Returning to William of Ockham and his razor, I think this is a principle that we really ought to use more often than we do. In our efforts to correct past wrongs we often over correct, only making things more complicated in the process. I’ve often thought of the last few decades as a sort of Wild West, a new frontier in certain parts of society, particularly in regard to information and the Internet. We’re also in a time when individuals are defining themselves and societal expectations at large as more than some sort of collective will as occured in past generations. I applaud all the self-investigation, I’ve done a fair bit of that myself, and yes, I find that it rather hard to define myself in so many ways. Still, as I’ve written before in the Wednesday Blog and its predecessors, we have a tendency to at times proscribe changes and reforms for ourselves and our perspectives that aren’t natural and often tend to be a bit clunky, making them uncomfortable to adopt.

One area where we over complicate things is in our symbols, especially for American states and cities. We have a tradition in this country that the easiest way to create a flag is often to use the seal of a government and put it on a field of varying color, often blue. It’s something we got from the colonial period, just look at all the Commonwealth flags that have a Red or Blue Ensign, with a Union Jack in the upper-left corner and the coat of arms of that government in the middle to the right. Here in Kansas City, our City Council just voted to adopt a new design for our city flag, moving away from essentially putting the city’s fountain emblem on the French tricolor with variations on the name of our city beneath the fountain and instead putting that same fountain emblem astride twin fields of blue and red. Yep, we’re keeping the nod to our French colonial and settler roots, which I appreciate, but we’re also making the statement that our flag presents simpler to get.
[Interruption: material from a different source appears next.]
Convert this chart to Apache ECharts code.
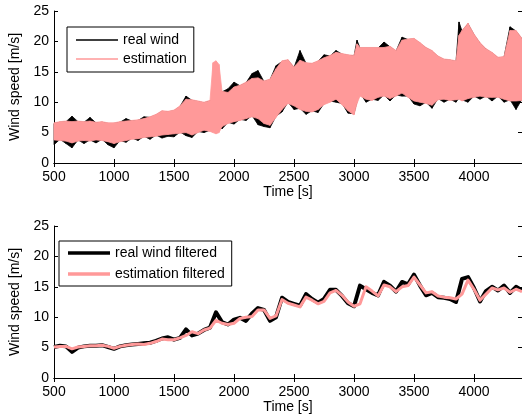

The flags of the American states generally are a mess, often again just the seal on a field of blue often with the state’s name written beneath the seal; here in Kansas the name is in yellow on a blue field while in my native state of Illinois it’s in black on a white field. We could do so much better than this, and in the last few years some states are beginning to change their flags to somewhat better designs. Mississippi finally dropped their Confederate battle flag design in favor of a new flag depicting a magnolia, the state flower, though they kept some wording on the new flag. Utah also just announced a new flag that depicts the state’s mountains and the old Mormon beehive insignia that appears on their state highway signs. This got me back to thinking, how could Kansas improve upon its state flag? 

I found one proposal from a company called Flags for Good that got rid of all of the symbols of the current flag all together in favor of a green field with a yellow sunflower in the center. Another sunflower design proposed by a guy from Lawrence named Anson who runs the website www.newkansasflag.com kept the blue field except for the upper-right corner, presumably to symbolize the northeastern border of the state along the Missouri River, yet with a 34 pointed sunflower, symbolizing Kansas’s place as the 34th state admitted to the Union in 1861. I quite like both of these, after all Kansas is the Sunflower State, and as I’ve written before here, I personally think Kansas’s sunflower emblem state highway signs are among the finest in the nation. Their simplicity does a great deal to announce Kansas to the rest of the Union and the globe at large.

Simplicity is one of the finer aspects of life that we tend to forget about. Life itself is hardly ever simple, there is rarely ever just a right or wrong decision to be made but always shades of gray that need to be waded through to find the best answer for a given moment. I hope more people will begin to look for the simpler answers, give a yes or no instead of an unnecessarily longer answer when the simple affirmative or negative will suffice. Let’s at least make a few things easier on ourselves.